4. Let The Leaves Alone After Blooming
Once spring is over and all notion of daffodil flowers has faded, you may feel tempted to get rid of their green growth as well. However, you shouldn’t do this as they have a specific purpose.
These leaves photosynthesize and ensure your plant has enough food and energy to survive the winter in the form of bulbs.
The practice I implement is deadheading the spent flowers as they start fading. I leave the foliage alone for the next 4-6 weeks or until I notice that they’re yellowing and dying on their own.
And if you’ve created a daffodil bed on your lawn, mark the leaves with stones, flags, ribbons, or anything of the sort so that you don’t mow them together with the grass.
5. They’re Not Much Use To Pollinators
Believe it or not, daffodils aren’t a favorite of pollinators. Yes, they do appear among the first flowers in spring, but bees and hummingbirds tend to avoid them unless there’s nothing else on the menu.
That’s because many of the bulbs we get in stores are actually hybrids with little to no pollen, which makes them useless to pollinators.
Luckily, there are still non-hybridized daffodils you can add to your garden, and their vibrant colors and tubular flowers will attract bees and butterflies like crazy.
6. Daffodils Are Toxic
According to S. Mekonnen, all parts of the daffodil are toxic to humans and pets, and the most poisonous part is the bulb. It contains lycorin, a toxin which causes nausea, vomiting, diarrhea, and stomach pain if ingested. (2)
The same specialist reported high blood pressure, liver damage, and dizziness, but only in animals, not humans.
That’s not all! Daffodils also contain calcium oxalates, which can cause skin irritations, a burning sensation in and around the mouth, excessive drooling, and more.
That’s why you should keep your narcissus beds somewhere your kids and pets don’t play. However, most animals know that these plants aren’t to be messed with, so they’ll avoid them.
You might even want to try planting them near your vegetable gardens to keep the wildlife at bay.
7. They Cause Other Cut Flowers To Fade
If you want an adorable display of cut flowers, but don’t know which ones to use, get some daffodils! They’ll bring sunshine to your home just like that.
However, you must bear in mind that daffodils don’t mix well with other cut flowers. They release poisonous sap through the cut, which causes all other plants sharing the same water to fade.
This sap has similar ingredients as latex (toxic alkaloids), which makes it bad for its other vase companions.
If you simply must include daffodils in your arrangement, first place them in a separate vase for at least a day. During this time, most of the latex will contaminate that water.
All you have to do now is transfer the daffodils to a clean vase, add other cut flowers, and enjoy the view!

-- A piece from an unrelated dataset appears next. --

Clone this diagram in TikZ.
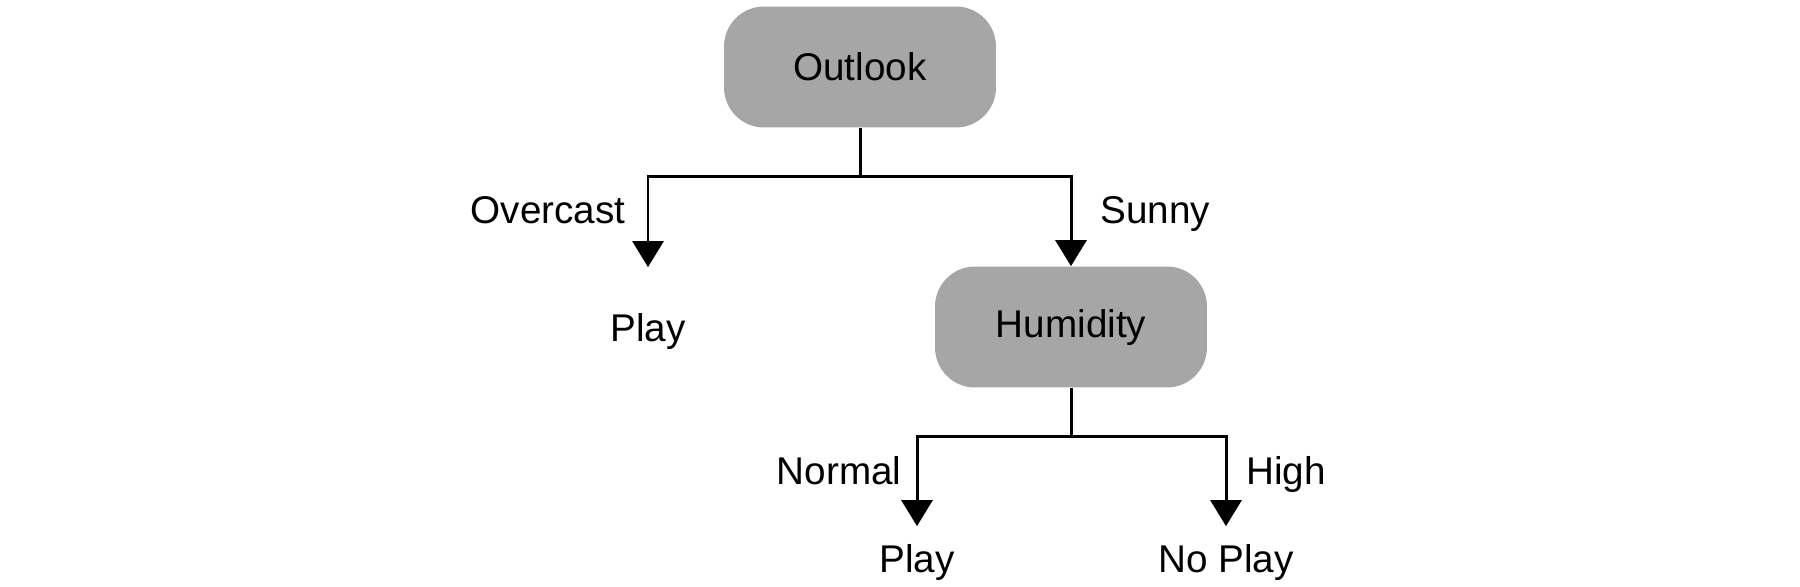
\documentclass[tikz,border=0pt]{standalone}
\usepackage{fontspec}
\setmainfont{Liberation Sans}
\usetikzlibrary{arrows.meta}
\definecolor{nodegray}{RGB}{166,166,166}

\begin{document}
\begin{tikzpicture}[x=0.02cm, y=-0.02cm,
  every node/.style={font=\fontsize{22}{26}\selectfont},
  test/.style={fill=nodegray, rounded corners=0.8cm, minimum width=5.44cm,
    minimum height=2.42cm, inner sep=0pt},
  leaf/.style={inner sep=0pt, text height=16.5pt, text depth=4.6pt},
  lbl/.style={inner sep=0pt, text height=15.8pt, text depth=0pt},
  branch/.style={line width=1.7pt, -{Triangle[width=0.62cm,length=0.52cm]}}]
  \useasboundingbox (0,0) rectangle (1800,586);

  % Nodes
  \node[test] (outlook) at (860,67) {Outlook};
  \node[test] (humidity) at (1071,327) {Humidity};
  \node[leaf] (play1) at (648,331) {Play};
  \node[leaf] (play2) at (917,562) {Play};
  \node[leaf] (noplay) at (1226,562) {No Play};

  % Branches
  \draw[branch, shorten >=0.9cm] (outlook.south) -- ++(0,49)
    -| node[lbl, pos=0.622, left=0.42cm] {Overcast} (play1.north);
  \draw[branch] (outlook.south) -- ++(0,49)
    -| node[lbl, pos=0.683, right=0.56cm] {Sunny} (humidity.north);
  \draw[branch, shorten >=0.34cm] (humidity.south) -- ++(0,49)
    -| node[lbl, pos=0.657, left=0.28cm] {Normal} (play2.north);
  \draw[branch, shorten >=0.34cm] (humidity.south) -- ++(0,49)
    -| node[lbl, pos=0.657, right=0.38cm] {High} (noplay.north);
\end{tikzpicture}
\end{document}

8. Let Daffodils Naturalize
Even though they’re not native to North America, daffodils can naturalize if you let them. Sure, your lawn won’t remain pure, but bright dots here and there might even elevate your landscape design.
Plant them near your fence and let them spread naturally.

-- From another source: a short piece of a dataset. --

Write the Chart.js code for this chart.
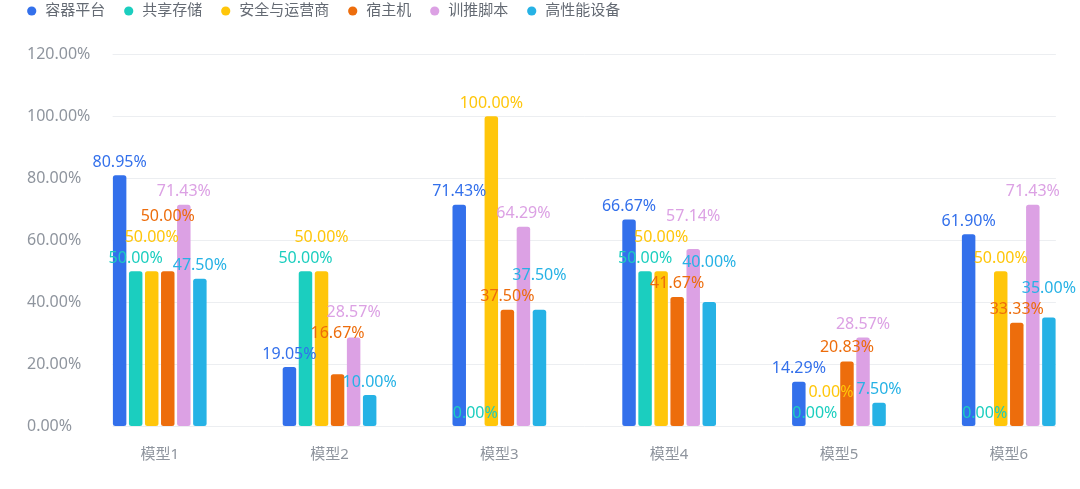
<!DOCTYPE html>
<html><head><meta charset="utf-8">
<script src="https://cdn.jsdelivr.net/npm/chart.js@4.4.1/dist/chart.umd.min.js"></script>
<style>html,body{margin:0;padding:0;background:#fff;}#wrap{position:relative;width:1080px;height:489px;}</style>
</head><body><div id="wrap"><canvas id="c" width="1080" height="489"></canvas></div>
<script>
const categories = ['模型1','模型2','模型3','模型4','模型5','模型6'];
const seriesNames = ['容器平台','共享存储','安全与运营商','宿主机','训推脚本','高性能设备'];
const containerPlatform = [80.95, 19.05, 71.43, 66.67, 14.29, 61.90];
const sharedStorage = [50.00, 50.00, 0.00, 50.00, 0.00, 0.00];
const securityOps = [50.00, 50.00, 100.00, 50.00, 0.00, 50.00];
const hostMachine = [50.00, 16.67, 37.50, 41.67, 20.83, 33.33];
const trainScripts = [71.43, 28.57, 64.29, 57.14, 28.57, 71.43];
const hpcDevices = [47.50, 10.00, 37.50, 40.00, 7.50, 35.00];
const yTicks = [0, 20, 40, 60, 80, 100, 120];

const seriesValues = [containerPlatform, sharedStorage, securityOps, hostMachine, trainScripts, hpcDevices];
const colors = ['#3370eb','#1bcebf','#ffc60a','#ed6d0c','#dca1e4','#26b2e5'];
const FONT = '"Noto Sans", "Noto Sans CJK SC", sans-serif';
const fmt = v => v.toFixed(2) + '%';

const gridPlugin = {
  id: 'extGrid',
  beforeDatasetsDraw(chart) {
    const {ctx, chartArea} = chart;
    const xs = chart.scales.x, ys = chart.scales.y;
    const step = xs.getPixelForValue(1) - xs.getPixelForValue(0);
    const ext = step * 0.567 / 2 - 1;
    ctx.save();
    ctx.strokeStyle = '#eceef1';
    ctx.lineWidth = 1;
    ys.ticks.forEach(t => {
      const y = Math.round(ys.getPixelForValue(t.value)) + 0.5;
      ctx.beginPath();
      ctx.moveTo(chartArea.left - ext, y);
      ctx.lineTo(chartArea.right + ext, y);
      ctx.stroke();
    });
    ctx.restore();
  }
};

const legendShift = {
  id: 'legendShift',
  afterLayout(chart) {
    chart.legend.left = 8.2;
    chart.legend.top = -14;
  }
};

const labelPlugin = {
  id: 'barLabels',
  afterDatasetsDraw(chart) {
    const ctx = chart.ctx;
    ctx.save();
    ctx.font = '16px ' + FONT;
    ctx.textAlign = 'center';
    ctx.textBaseline = 'middle';
    const H = 21, gap = 13;
    for (let i = 0; i < categories.length; i++) {
      const placed = [];
      chart.data.datasets.forEach((ds, di) => {
        const el = chart.getDatasetMeta(di).data[i];
        const text = fmt(ds.data[i]);
        const w = ctx.measureText(text).width;
        const x = el.x;
        let y = el.y - gap;
        let moved = true;
        while (moved) {
          moved = false;
          for (const p of placed) {
            if (Math.abs(p.x - x) < (p.w + w) / 2 && Math.abs(p.y - y) < H - 0.01) {
              y = p.y - H; moved = true;
            }
          }
        }
        placed.push({x, y, w});
        ctx.fillStyle = ds.backgroundColor;
        ctx.fillText(text, x, y);
      });
    }
    ctx.restore();
  }
};

new Chart(document.getElementById('c'), {
  type: 'bar',
  data: {
    labels: categories,
    datasets: seriesNames.map((name, i) => ({
      label: name,
      data: seriesValues[i],
      backgroundColor: colors[i],
      borderWidth: 0,
      borderRadius: 2.5,
      borderSkipped: false,
      categoryPercentage: 0.567,
      barPercentage: 0.84,
      clip: false
    }))
  },
  options: {
    responsive: false,
    animation: false,
    devicePixelRatio: 1,
    layout: {padding: {left: 27, right: 71.25, top: 11.8, bottom: 0}},
    plugins: {
      tooltip: {enabled: false},
      legend: {
        position: 'top',
        align: 'start',
        labels: {
          usePointStyle: true,
          pointStyle: 'circle',
          boxWidth: 12,
          boxHeight: 6.5,
          padding: 17.5,
          color: '#646a73',
          font: {size: 15, family: FONT}
        }
      }
    },
    scales: {
      x: {
        offset: false,
        grid: {display: false, drawTicks: false},
        border: {display: false},
        ticks: {color: '#8f959e', font: {size: 15, family: FONT}, padding: 20, maxRotation: 0, autoSkip: false},
        afterFit: s => { s.height = 63; }
      },
      y: {
        min: 0, max: 120,
        grid: {display: false, drawTicks: false},
        border: {display: false},
        afterBuildTicks: s => { s.ticks = yTicks.map(v => ({value: v})); },
        ticks: {color: '#8f959e', font: {size: 16, family: FONT}, crossAlign: 'far', callback: v => fmt(v)},
        afterFit: s => { s.width = 132.75; }
      }
    }
  },
  plugins: [gridPlugin, legendShift, labelPlugin]
});
</script></body></html>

If this is something you want to try out, choose non-hybridized species. They’ll attract pollinators and last you a lifetime. If you can’t find those, look for varieties listed as suitable for naturalizing.
9. They’re Beginner Friendly
One of my favorite things about daffodils is that they’re beginner friendly. If you want to grow some spring-flowering bulbs, try these out.

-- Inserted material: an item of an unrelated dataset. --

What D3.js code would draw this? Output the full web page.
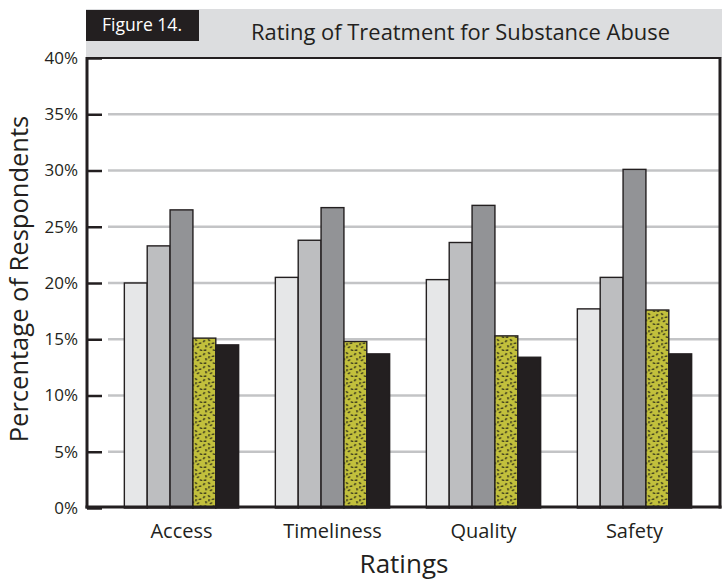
<!DOCTYPE html>
<html>
<head>
<meta charset="utf-8">
<script src="https://cdn.jsdelivr.net/npm/d3@7"></script>
<style>
  body { margin: 0; background: #fff; }
  text { font-family: "Open Sans", "DejaVu Sans", sans-serif; fill: #231f20; }
</style>
</head>
<body>
<svg id="chart" width="722" height="581"></svg>
<script>
// Rating categories along the x axis
const categories = ["Access", "Timeliness", "Quality", "Safety"];
// Five rating levels, drawn left to right inside each category
const seriesNames = ["Level 1", "Level 2", "Level 3", "Level 4", "Level 5"];
const level1 = [20.0, 20.5, 20.3, 17.7];
const level2 = [23.3, 23.8, 23.6, 20.5];
const level3 = [26.5, 26.7, 26.9, 30.1];
const level4 = [15.1, 14.8, 15.3, 17.6];
const level5 = [14.5, 13.7, 13.4, 13.7];
// Percent tick values on the y axis
const yTicks = [0, 5, 10, 15, 20, 25, 30, 35, 40];

const seriesValues = [level1, level2, level3, level4, level5];
const fills = ["#e6e7e8", "#bdbec0", "#929396", "url(#speckle)", "#231f20"];
const ink = "#231f20";

const svg = d3.select("#chart");

// Speckled yellow-green fill
const defs = svg.append("defs");
const pat = defs.append("pattern")
  .attr("id", "speckle")
  .attr("patternUnits", "userSpaceOnUse")
  .attr("width", 13).attr("height", 13);
pat.append("rect").attr("width", 13).attr("height", 13).attr("fill", "#c2c03c");
const specks = [[1,2,30],[6,1,-40],[10,4,70],[3,7,-10],[8,8,50],[11,11,-60],[2,11,80],[6,5,10]];
specks.forEach(([sx, sy, r]) => {
  pat.append("rect")
    .attr("x", sx).attr("y", sy).attr("width", 1.4).attr("height", 2.4)
    .attr("fill", "#2a2a1a")
    .attr("transform", `rotate(${r},${sx + 0.7},${sy + 1.2})`);
});

// Scales
const x0 = d3.scaleBand().domain(categories).range([106, 710])
  .paddingInner(0.243).paddingOuter(0.1215);
const x1 = d3.scaleBand().domain(seriesNames).range([0, x0.bandwidth()]);
const y = d3.scaleLinear().domain([0, 40]).range([508, 58]);

// Header band with figure tag and title
svg.append("rect").attr("x", 86).attr("y", 9).attr("width", 636).attr("height", 49)
  .attr("fill", "#dcdddf");
svg.append("rect").attr("x", 86).attr("y", 10).attr("width", 113).attr("height", 31)
  .attr("fill", ink);
svg.append("text").attr("x", 102).attr("y", 31)
  .attr("textLength", 80).attr("lengthAdjust", "spacingAndGlyphs")
  .style("font-size", "18px").style("fill", "#fff").text("Figure 14.");
svg.append("text").attr("x", 251).attr("y", 40)
  .attr("textLength", 419).attr("lengthAdjust", "spacingAndGlyphs")
  .style("font-size", "22px").text("Rating of Treatment for Substance Abuse");

// Plot area
svg.append("rect").attr("x", 87).attr("y", 58).attr("width", 633).attr("height", 449)
  .attr("fill", "#fff");

// Gridlines
svg.append("g").selectAll("line")
  .data(yTicks.filter(t => t > 0 && t < 40))
  .join("line")
  .attr("x1", 108).attr("x2", 719)
  .attr("y1", d => y(d)).attr("y2", d => y(d))
  .attr("stroke", "#c3c4c6").attr("stroke-width", 2.5);

// Bars
const groups = svg.append("g").selectAll("g")
  .data(categories)
  .join("g")
  .attr("transform", d => `translate(${x0(d)},0)`);
groups.selectAll("rect")
  .data((c, ci) => seriesNames.map((s, si) => ({ s, si, v: seriesValues[si][ci] })))
  .join("rect")
  .attr("x", d => x1(d.s))
  .attr("width", x1.bandwidth())
  .attr("y", d => y(d.v))
  .attr("height", d => y(0) - y(d.v))
  .attr("fill", d => fills[d.si])
  .attr("stroke", ink).attr("stroke-width", 1.4);

// Y axis: inward ticks, percent labels
const yAxis = svg.append("g").attr("transform", "translate(87,0)")
  .call(d3.axisLeft(y).tickValues(yTicks).tickFormat(d => d + "%")
    .tickSizeInner(-15).tickSizeOuter(0).tickPadding(9));
yAxis.select(".domain").remove();
yAxis.selectAll(".tick line").attr("stroke", ink).attr("stroke-width", 2.5);
yAxis.selectAll(".tick text").style("font-size", "17px").attr("fill", "#333");

// X axis: category labels
const xAxis = svg.append("g").attr("transform", "translate(0,507)")
  .call(d3.axisBottom(x0).tickSize(0).tickPadding(17));
xAxis.select(".domain").remove();
xAxis.selectAll(".tick text").style("font-size", "20px").attr("fill", ink);

// Frame
const frame = svg.append("g").attr("stroke", ink).attr("fill", "none");
frame.append("line").attr("x1", 87).attr("x2", 721).attr("y1", 58).attr("y2", 58).attr("stroke-width", 2);
frame.append("line").attr("x1", 87).attr("x2", 87).attr("y1", 57).attr("y2", 508.5).attr("stroke-width", 3);
frame.append("line").attr("x1", 720).attr("x2", 720).attr("y1", 57).attr("y2", 508.5).attr("stroke-width", 3);
frame.append("line").attr("x1", 85.5).attr("x2", 721.5).attr("y1", 507).attr("y2", 507).attr("stroke-width", 3);

// Axis titles
svg.append("text").attr("transform", "translate(28,279) rotate(-90)")
  .attr("text-anchor", "middle").style("font-size", "25.5px").text("Percentage of Respondents");
svg.append("text").attr("x", 404).attr("y", 573).attr("text-anchor", "middle")
  .style("font-size", "26px").text("Ratings");
</script>
</body>
</html>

They require no fertilizer, endure terrible winters, and practically take care of themselves. That means you won’t have to dig them up and separate them every couple of years.
You can also plant them in full sun or partial shade – although, they’ll flower more in sunnier locations.
Daffodils can tolerate all sorts of soils, and you can forget about pest and critter infestations. Insects rarely attack that early in the season, and the plant’s toxicity keeps other wildlife at bay.
Now tell me, doesn’t all this motivate you to get some daffodil bulbs?
I hope so!
1. Drotz, S. H., Sparrman, T., Nilsson, M. B., Schleucher, J., & Öquist, M. G. (2010). Both Catabolic and Anabolic Heterotrophic Microbial Activity Proceed in Frozen Soils. PNAS.
2. Mekonnen, S. (n.d.). Daffodils – Beautiful but Potentially Toxic. Poison Control, National Capital Poison Center.